Brutal reality awaits rejected All Blacks

Steve Hansen
Steve Hansen
The first peek behind the All Blacks' curtain into potential World Cup selection did not reveal any major surprises.

It did, however, confirm the depth of talent at Steve Hansen's disposal, and that devastated souls are destined to be left behind.

One foundation day gathering by no means sets selection in stone but what we already know is the All Blacks cannot take 41 players to Japan this year.

Unlike last year's next-gen test in Tokyo, this is the real deal.

The brutal reality facing those contesting limited spots is 10 players from this initial group will be cut before the All Blacks' quest to secure three successive global crowns begins in September.

Cast your mind back to 2015 and it is easy to forget the recently-retired Israel Dagg and Cory Jane, equally brilliant in the back-three four years earlier, were then not required for the World Cup defence in England and Wales.

Ryan Crotty, the now 44 test veteran, also missed the cut – Malakai Fekitoa, Ma'a Nonu, Sonny Bill Williams and Conrad Smith preferred.

Lima Sopoaga, despite his outstanding test debut at Ellis Park, was surplus to first five-eighth requirements.
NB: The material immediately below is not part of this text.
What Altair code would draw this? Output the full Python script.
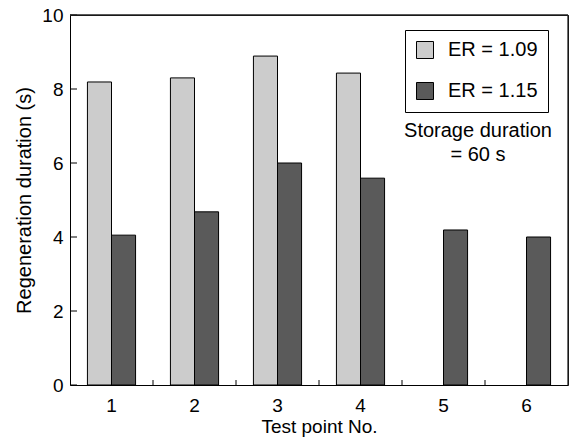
import altair as alt
import pandas as pd

points = ["1", "2", "3", "4", "5", "6"]
er109 = [8.19, 8.30, 8.89, 8.43, None, None]
er115 = [4.05, 4.68, 6.00, 5.59, 4.19, 4.00]
series = ["ER = 1.09", "ER = 1.15"]
colors = ["#cccccc", "#5a5a5a"]
y_ticks = [0, 2, 4, 6, 8, 10]
note = ["Storage duration", "= 60 s"]

rows = []
for p, a, b in zip(points, er109, er115):
    if a is not None:
        rows.append({"point": p, "series": series[0], "value": a})
    if b is not None:
        rows.append({"point": p, "series": series[1], "value": b})
df = pd.DataFrame(rows)
ytick_df = pd.DataFrame({"tick": y_ticks})
xtick_df = pd.DataFrame({"point": points[:-1]})

FONT = "Liberation Sans"
W, H = 498, 370
STEP = W / len(points)
xscale = alt.Scale(domain=points, paddingInner=0.42, paddingOuter=0.21)
yscale = alt.Scale(domain=[0, 10], nice=False)
NB = "\u00a0"

bars = alt.Chart(df).mark_bar(stroke="black", strokeWidth=1).encode(
    x=alt.X("point:N", scale=xscale,
            axis=alt.Axis(title="Test point No.", labelAngle=0, ticks=False, domain=False,
                          grid=False, labelPadding=11, titlePadding=2,
                          labelFontSize=19, titleFontSize=19, labelColor="black",
                          titleColor="black", titleFontWeight="normal", labelFont=FONT, titleFont=FONT)),
    xOffset=alt.XOffset("series:N", scale=alt.Scale(domain=series, paddingInner=0, paddingOuter=0)),
    y=alt.Y("value:Q", scale=yscale,
            axis=alt.Axis(title="Regeneration duration (s)", values=y_ticks, ticks=False,
                          domain=False, grid=False, labelPadding=7, titlePadding=7,
                          labelFontSize=19, titleFontSize=20, labelColor="black",
                          titleColor="black", titleFontWeight="normal", labelFont=FONT, titleFont=FONT)),
    color=alt.Color("series:N", scale=alt.Scale(domain=series, range=colors),
                    legend=alt.Legend(title=None, orient="none", legendX=335, legendY=15,
                                      strokeColor="black", padding=10, symbolType="square",
                                      symbolSize=289, symbolStrokeColor="black",
                                      symbolStrokeWidth=1, labelFontSize=20, labelFont=FONT,
                                      labelColor="black", rowPadding=19, labelOffset=13,
                                      labelExpr=f"datum.label + '{NB*3}'")),
)

yticks = alt.Chart(ytick_df).mark_rule(color="black", strokeWidth=1).encode(
    y=alt.Y("tick:Q", scale=yscale, axis=None),
    x=alt.value(0), x2=alt.value(7),
)

xticks = alt.Chart(xtick_df).mark_rule(color="black", strokeWidth=1, xOffset=STEP / 2).encode(
    x=alt.X("point:N", scale=xscale, axis=None),
    y=alt.value(H - 5), y2=alt.value(H),
)

frame_top = alt.Chart(alt.Data(values=[{"k": 1}])).mark_rule(color="#222222", strokeWidth=1.3).encode(
    x=alt.value(0), x2=alt.value(W), y=alt.value(0)
)
frame_right = alt.Chart(alt.Data(values=[{"k": 1}])).mark_rule(color="#222222", strokeWidth=1.3).encode(
    x=alt.value(W), y=alt.value(0), y2=alt.value(H)
)

text = alt.Chart(alt.Data(values=[{"k": 1}])).mark_text(
    text=note, font=FONT, fontSize=20, color="black", align="center",
    baseline="top", lineHeight=24,
).encode(x=alt.value(408), y=alt.value(106))

chart = alt.layer(bars, yticks, xticks, frame_top, frame_right, text).resolve_axis(
    x="independent", y="independent"
).properties(
    width=W, height=H,
    autosize=alt.AutoSizeParams(type="none"),
    padding={"left": 62, "top": 7, "right": 4, "bottom": 53},
).configure_view(stroke="black", strokeWidth=1)

chart.save("out.html", embed_options={"renderer": "svg", "actions": False})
So, too, was the prodigiously talented Charles Piutau overlooked after his decision to commit to offshore riches.

Four years earlier Graham Henry, Hansen and Wayne Smith opted to omit Ben Smith, Hosea Gear, Liam Messam and Wyatt Crockett, among others.

This time around more difficult phone calls and crushed dreams are certain.
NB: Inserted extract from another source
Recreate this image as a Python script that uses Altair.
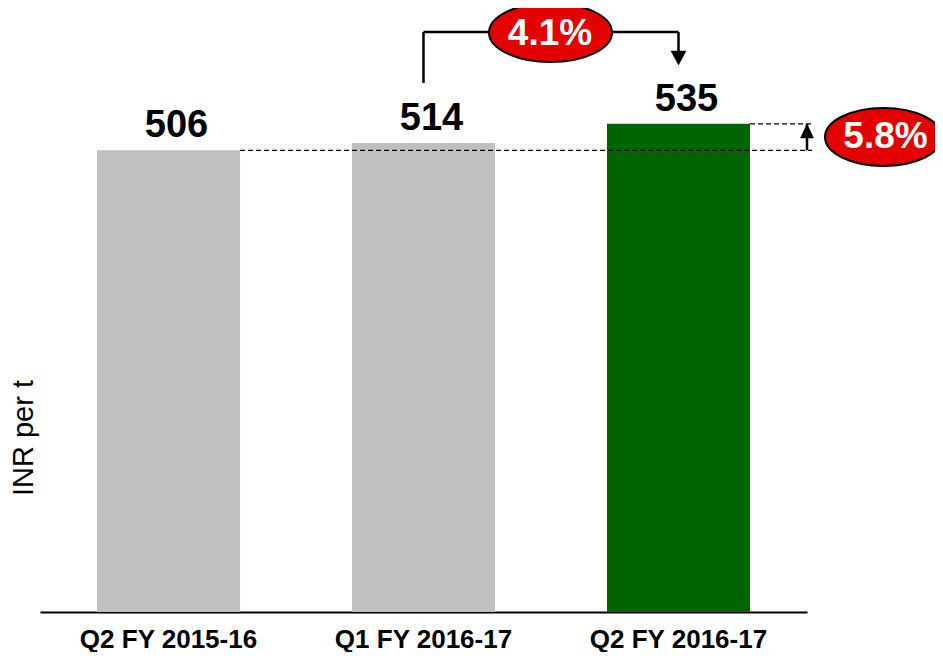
import altair as alt
import pandas as pd

categories = ["Q2 FY 2015-16", "Q1 FY 2016-17", "Q2 FY 2016-17"]
values = [506, 514, 535]
change_labels = ["4.1%", "5.8%"]
y_title = "INR per t"

df = pd.DataFrame({"period": categories, "value": values})

W, H = 767, 604
YMAX = 662
FONT = "Liberation Sans"
RED = "#E30000"

x_enc = alt.X(
    "period:N",
    sort=categories,
    scale=alt.Scale(paddingInner=0.439, paddingOuter=0.2235),
    axis=alt.Axis(
        title=None, labelAngle=0, ticks=False, tickSize=0, grid=False,
        domainColor="black", domainWidth=2,
        labelFont=FONT, labelFontWeight="bold", labelFontSize=26, labelColor="black",
        labelPadding=35, labelBaseline="alphabetic",
    ),
)
y_enc = alt.Y("value:Q", scale=alt.Scale(domain=[0, YMAX], nice=False, zero=True), axis=None)

base = alt.Chart(df)

bars = base.mark_bar().encode(
    x=x_enc,
    y=y_enc,
    color=alt.Color(
        "period:N",
        scale=alt.Scale(domain=categories, range=["#C0C0C0", "#C0C0C0", "#006400"]),
        legend=None,
    ),
)

labels = base.mark_text(
    font=FONT, fontWeight="bold", fontSize=38, baseline="alphabetic",
    dy=-13, dx=8, color="black",
).encode(x=x_enc, y=y_enc, text="value:Q")

one = pd.DataFrame({"a": [0]})

# dashed reference lines at first and last bar values
low_df = pd.DataFrame({"value": [values[0]]})
high_df = pd.DataFrame({"value": [values[2]]})
dash_low = alt.Chart(low_df).mark_rule(color="black", strokeWidth=1.4, strokeDash=[5, 3]).encode(
    x=alt.value(200), x2=alt.value(772), y=y_enc
)
dash_high = alt.Chart(high_df).mark_rule(color="black", strokeWidth=1.4, strokeDash=[5, 3]).encode(
    x=alt.value(710), x2=alt.value(772), y=y_enc
)
shaft_df = pd.DataFrame({"value": [values[0]], "value2": [values[2]]})
shaft = alt.Chart(shaft_df).mark_rule(color="black", strokeWidth=2.5).encode(
    x=alt.value(767), y=y_enc, y2="value2:Q"
)


def seg(x1, y1, x2, y2):
    return alt.Chart(one).mark_rule(color="black", strokeWidth=2.5).encode(
        x=alt.value(x1), y=alt.value(y1), x2=alt.value(x2), y2=alt.value(y2)
    )


bracket = [
    seg(383.5, 75, 383.5, 24),
    seg(383.5, 24, 450, 24),
    seg(572, 24, 638.5, 24),
    seg(638.5, 24, 638.5, 45),
]

up_tri = "M -0.93 1 L 0.93 1 L 0 -1 Z"
down_tri = "M -1 -0.93 L 1 -0.93 L 0 0.93 Z"
head_up = alt.Chart(one).mark_point(
    shape=up_tri, size=196, fill="black", stroke="black", strokeWidth=0.5, fillOpacity=1, opacity=1
).encode(x=alt.value(767), y=alt.value(123))
head_down = alt.Chart(one).mark_point(
    shape=down_tri, size=225, fill="black", stroke="black", strokeWidth=0.5, fillOpacity=1, opacity=1
).encode(x=alt.value(638.5), y=alt.value(50))


def ellipse_path(r):
    k = 0.5523
    return (
        f"M -1 0 C -1 {-k*r:.4f} {-k:.4f} {-r:.4f} 0 {-r:.4f} "
        f"C {k:.4f} {-r:.4f} 1 {-k*r:.4f} 1 0 "
        f"C 1 {k*r:.4f} {k:.4f} {r:.4f} 0 {r:.4f} "
        f"C {-k:.4f} {r:.4f} -1 {k*r:.4f} -1 0 Z"
    )


def oval(cx, cy, rx, ry):
    return alt.Chart(one).mark_point(
        shape=ellipse_path(ry / rx), size=(2 * rx) ** 2, fill=RED, stroke="black",
        strokeWidth=2, fillOpacity=1, strokeOpacity=1, opacity=1,
    ).encode(x=alt.value(cx), y=alt.value(cy))


def oval_text(label, cx, by):
    return alt.Chart(pd.DataFrame({"t": [label]})).mark_text(
        font=FONT, fontWeight="bold", fontSize=37, color="white",
        align="center", baseline="alphabetic",
    ).encode(x=alt.value(cx), y=alt.value(by), text="t:N")


oval1 = oval(510.5, 24.5, 61.5, 29.5)
oval2 = oval(843.5, 129, 58.5, 29)
txt1 = oval_text(change_labels[0], 510, 37)
txt2 = oval_text(change_labels[1], 845.5, 140)

ytitle = alt.Chart(pd.DataFrame({"t": [y_title]})).mark_text(
    font=FONT, fontSize=29, color="black", angle=270, align="center", baseline="alphabetic"
).encode(x=alt.value(-7), y=alt.value(430), text="t:N")

chart = alt.layer(
    bars, dash_low, dash_high, shaft, head_up, labels,
    *bracket, head_down, oval1, oval2, txt1, txt2, ytitle,
).properties(
    width=W, height=H,
    autosize=alt.AutoSizeParams(type="none"),
    padding={"left": 32, "top": 0, "right": 128, "bottom": 40},
).configure_view(stroke=None)

chart.save("out.html", embed_options={"renderer": "svg", "actions": False})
Naturally the All Blacks, where possible, embrace a wider squad than necessary for any one match in order to build depth, foster internal competition and embed players for the future.

World Cup years create an added edge to selection, though. This pinnacle event once every four years brings a sense of urgency; a spike in desire from all those on the cusp.

From experienced campaigners to budding rookies, the stakes are raised. All are desperate to reach this juncture.

Timing is everything. Injuries will cripple aspirations between now and then. And when it comes to Hansen and his All Blacks, Super Rugby form does not always offer a cast-iron gauge.

Throughout his eight-year tenure, Hansen has maintained faith in injured and out of form All Blacks, particularly in World Cup years.

With Liam Squire, Waisake Naholo, Sam Cane and Williams all included in this foundation day squad, that theme continues.

Hansen and fellow selectors Ian Foster and Grant Fox are not easily swayed by opinion or early season Super Rugby form. They know their All Blacks are still graduating back after late starts and virtually no preseason.

And they will, therefore, continue to give those they trust every chance to prove they are ready.

Squire (24 tests) and Naholo (26) fit that bill. While the Highlanders duo lacks game-time and form, the All Blacks are clearly not ready to cast them aside yet.

History tells us Hansen likes a wildcard – Naholo, despite struggles with his fractured leg, and Nehe Milner-Skudder's rapid rise are examples from the last World Cup.

But above all else, Hansen maintains faith in proven test performers. Five months out from the World Cup he is not about to change his spots now.

That won't stop the cruel axe inevitably falling on the outside backs and midfield, where Nonu is knocking on the door and Williams' ongoing knee issue raises concerns. The 33-year-old last played four successive tests in late 2017 and, yet, while time is running out, expect the All Blacks to retain conviction he will soon return to form.

The expanded loose forwards also face a significant chop. Akira Ioane, the only uncapped player included, and Luke Whitelock may be in a head-to-head. Likewise Shannon Frizell, Vaea Fifita and Jackson Hemopo.

Hansen can't take everyone.

Depth is encapsulated by the emergence of dominant and dynamic Highlanders prop Tyrel Lomax – still only 22 – and Matt Todd, who seems likely to miss out again with Ardie Savea a class above and the odds of Cane returning from a frightening neck break shortening by the week after resuming contact training.

Consider Crusaders finisher George Bridge sits on the fringe after one test off the bench against Japan, and Hurricanes centre Matt Proctor is not included, and only then does it become apparent just how ridiculously strong this first squad of the year is, and how many will be left disappointed.